Not an asylum seeker if we just change the definition 

Another trick that the Pact has pulled is the labelling of countries as ‘safe’. Now, many third countries from which migrants are coming will be labelled as ‘safe countries’. This means that any asylum seekers coming from these countries will be automatically rejected; since their countries are ‘safe’, they technically do not need any sort of protection... under the pact’s criteria at least. This will likely result in the rejection en bloc of applicants from these countries, with no review of their situation whatsoever.

Sorry, not eligible

The Pact also aims to facilitate the repatriation or return to countries of transit through the stipulation of new agreements. This is already taking place between the EU and Tunisia, which has allowed the return of its nationals in exchange for economic aid.

The EPP was initially dissatisfied with the Pact’s lack of a coordinated return policy for the management of returns of non-eligible individuals.

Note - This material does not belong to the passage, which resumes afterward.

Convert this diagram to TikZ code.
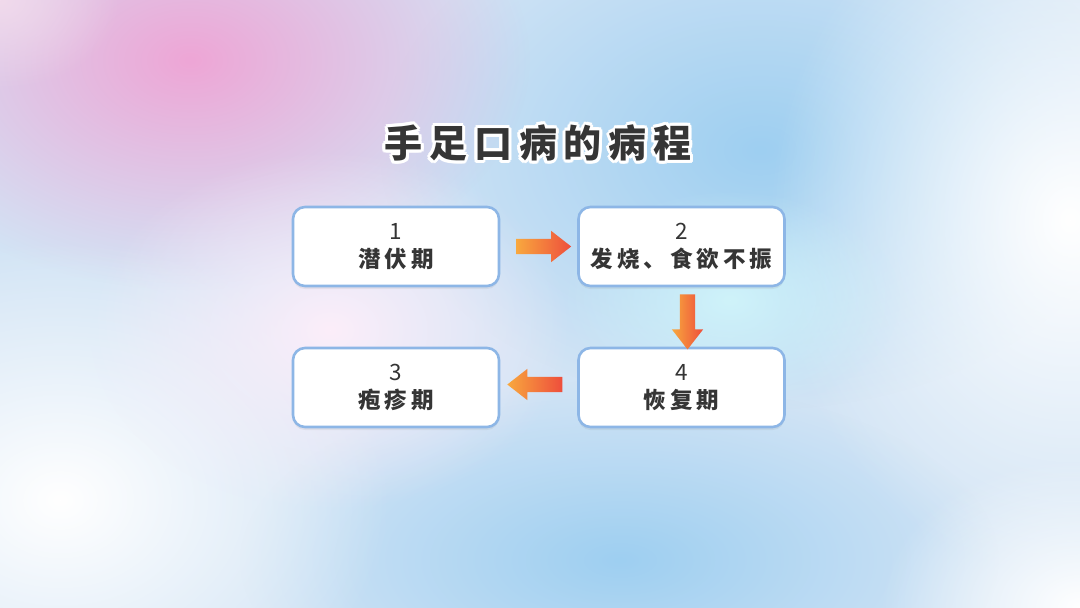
\documentclass[tikz,border=0pt]{standalone}
\usepackage{fontspec}
\usetikzlibrary{shapes.arrows,shadows,fadings,calc}
\newfontfamily\cjk[LetterSpace=18]{Noto Sans CJK SC}
\newfontfamily\cjktitle[LetterSpace=18]{Noto Sans CJK SC}
\definecolor{bgbase}{HTML}{D2E4F5}
\definecolor{bgblue}{HTML}{9ECFF1}
\definecolor{bgpink}{HTML}{EEA6D6}
\definecolor{bgcyan}{HTML}{CFF3FA}
\definecolor{bglav}{HTML}{FCEEFA}
\definecolor{bgtl}{HTML}{F1DAEC}
\definecolor{boxline}{HTML}{8DB6E6}
\definecolor{txt}{HTML}{353535}
\definecolor{arrtail}{HTML}{F8A83E}
\definecolor{arrhead}{HTML}{EE4E3C}
\tikzfading[name=blob, inner color=transparent!0, outer color=transparent!100]
\tikzset{
  stage/.style={draw=boxline, line width=2.6pt, fill=white, rounded corners=12pt,
    minimum width=206pt, minimum height=79pt, align=center, text=txt, inner sep=0pt,
    font=\cjk\fontsize{22.5}{28}\selectfont,
    drop shadow={opacity=0.12, shadow xshift=0pt, shadow yshift=-3pt}},
  flowarrow/.style={single arrow, draw=none, minimum height=55pt, inner xsep=0pt, inner ysep=7.5pt,
    single arrow head extend=8pt, single arrow tip angle=76,
    left color=arrtail, right color=arrhead, shading angle=90},
  glow/.style={text=white, font=\cjktitle\bfseries\fontsize{38}{44}\selectfont},
  titletext/.style={text=txt, font=\cjktitle\bfseries\fontsize{38}{44}\selectfont}
}
\begin{document}
\begin{tikzpicture}[x=1pt,y=-1pt]
\useasboundingbox (0,0) rectangle (1080,608);
% background
\fill[bgbase] (0,0) rectangle (1080,608);
\begin{scope}
\clip (0,0) rectangle (1080,608);
\fill[bgblue, path fading=blob] (760,150) ellipse [x radius=380, y radius=260];
\fill[bgblue, path fading=blob] (620,560) ellipse [x radius=380, y radius=180];
\fill[bgpink, path fading=blob] (190,60) ellipse [x radius=340, y radius=230];
\fill[bgtl, path fading=blob] (0,0) ellipse [x radius=120, y radius=90];
\fill[white, path fading=blob] (1070,220) ellipse [x radius=300, y radius=360];
\fill[white, path fading=blob] (60,500) ellipse [x radius=330, y radius=260];
\fill[bglav, path fading=blob] (330,330) ellipse [x radius=240, y radius=180];
\fill[bgcyan, path fading=blob] (730,300) ellipse [x radius=170, y radius=110];
\fill[white, path fading=blob] (1080,608) ellipse [x radius=200, y radius=150];
\end{scope}
% title with white halo
\foreach \a in {0,30,...,330}{
  \node[glow] (glow\a) at ($(538,143)+(\a:3)$) {手足口病的病程};
}
\node[titletext] (title) at (538,143) {手足口病的病程};
% stages
\node[stage] (s1) at (396,246.5) {1\\{\bfseries 潜伏期}};
\node[stage] (s2) at (681.5,246.5) {2\\{\bfseries 发烧、食欲不振}};
\node[stage] (s3) at (396,387.5) {3\\{\bfseries 疱疹期}};
\node[stage] (s4) at (681.5,387.5) {4\\{\bfseries 恢复期}};
% arrows
\node[flowarrow] (a12) at ($(s1.east)!0.5!(s2.west)$) {};
\node[flowarrow, rotate=-90] (a24) at ($(s2.south)!0.5!(s4.north)+(6,0)$) {};
\node[flowarrow, rotate=180] (a43) at ($(s4.west)!0.5!(s3.east)+(1,-3)$) {};
\end{tikzpicture}
\end{document}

For this reason, in March 2025, the political group presented a legislative proposal for a revision of the 2008 Return Directive, which was deemed ineffective because only one quarter of undocumented migrants leave the EU.

According to Lena Düpont MEP, a new amendment will allow for ‘faster, harmonised implementation and mutual recognition of return decisions across EU countries.’

However, today, even legal movements of asylum seekers within the European Union are highly ineffective. It is unlikely that this new EU policy for the return of migrants to third countries will work better.

This is only a brief overview of the new asylum and migration policy that the EU is carrying out; it does not claim to be complete. This article focuses on the‘arrival’ part and does not take into consideration the lacking policies which aim at the integration of migrants. It intends to spread awareness and offer an idea of how poorly its core elements are addressed. The system is uncoordinated, highly expensive and inefficient at the expense of people who have nothing. There is no ‘black-or-white’ answer to the problem, but this one is certainly wrong.